2. If PAL was found negligent, whether its liability should be limited to PHP 100.00 as stipulated in the tariff regulations and conditions of carriage.

### Court’s Decision:
The Supreme Court affirmed the decision of the Court of First Instance, holding that PAL, as a common carrier, was bound to exercise extraordinary diligence. The court found PAL negligent, resulting in the loss of Shewaram’s belongings. The court also held the claim that Shewaram should be bound by the liability limitation in the tariff regulations and conditions of carriage printed on the ticket stub to be invalid, given that these were not freely and fairly agreed upon by Shewaram, who neither signed the ticket nor was likely aware of such conditions due to their presentation. Consequently, PAL was ordered to pay Shewaram the value of the lost items amounting to PHP 373.00, along with legal interest and attorney’s fees, discarding the cap of PHP 100.00 as stipulated in the carriage conditions.

### Doctrine:
The Supreme Court reiterated the doctrine that common carriers are bound to observe extraordinary diligence over the goods they transport.

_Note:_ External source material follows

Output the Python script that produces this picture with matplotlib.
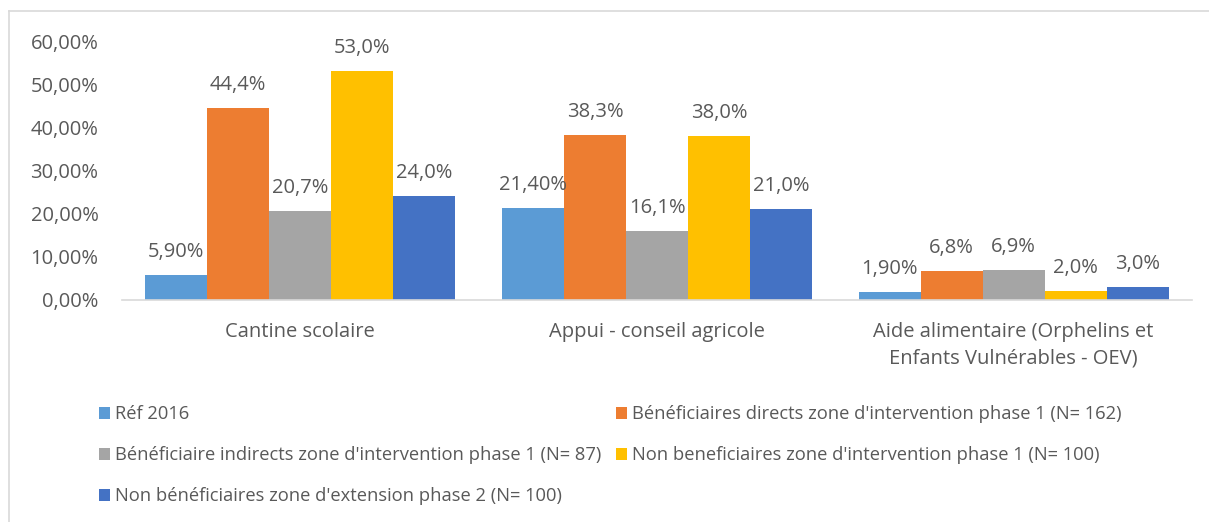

Furthermore, liability limitations set by carriers are not binding unless these agreements are “reasonable and just under the circumstances and have been fairly and freely agreed upon” by the parties involved, as emphasized by Article 1750 of the New Civil Code.

### Class Notes:
– **Common Carriers:** Entities offering services of transport to the public must observe extraordinary diligence for the safety of the goods and passengers.
– **Limitation of Liability:** For a common carrier’s liability to be limited in case of loss, destruction, or deterioration of goods, the agreement must be made under reasonable and just circumstances and freely entered into by both parties, as per Article 1750 of the New Civil Code.
– **Carriers can not limit liability for negligence:** As established in Ysmael and Co. vs. Barretto, carriers cannot absolve themselves of liability due to their own or their employees’ negligence.
– **Article 1750, Article 1734, and Article 1735 of the New Civil Code** are central statutory provisions governing this case, highlighting the conditions under which common carriers operate and their responsibilities towards passengers and goods.

### Historical Background:
This case captures the evolving understanding and application of the obligations and liabilities of common carriers in the Philippines, particularly in how stipulations limiting carriers’ liability are interpreted by the courts. It underscores the principle of extraordinary diligence required from carriers by law and the protection of passengers and shippers from stipulations that unfairly limit carriers’ accountability, enhancing consumer protection in the transport sector.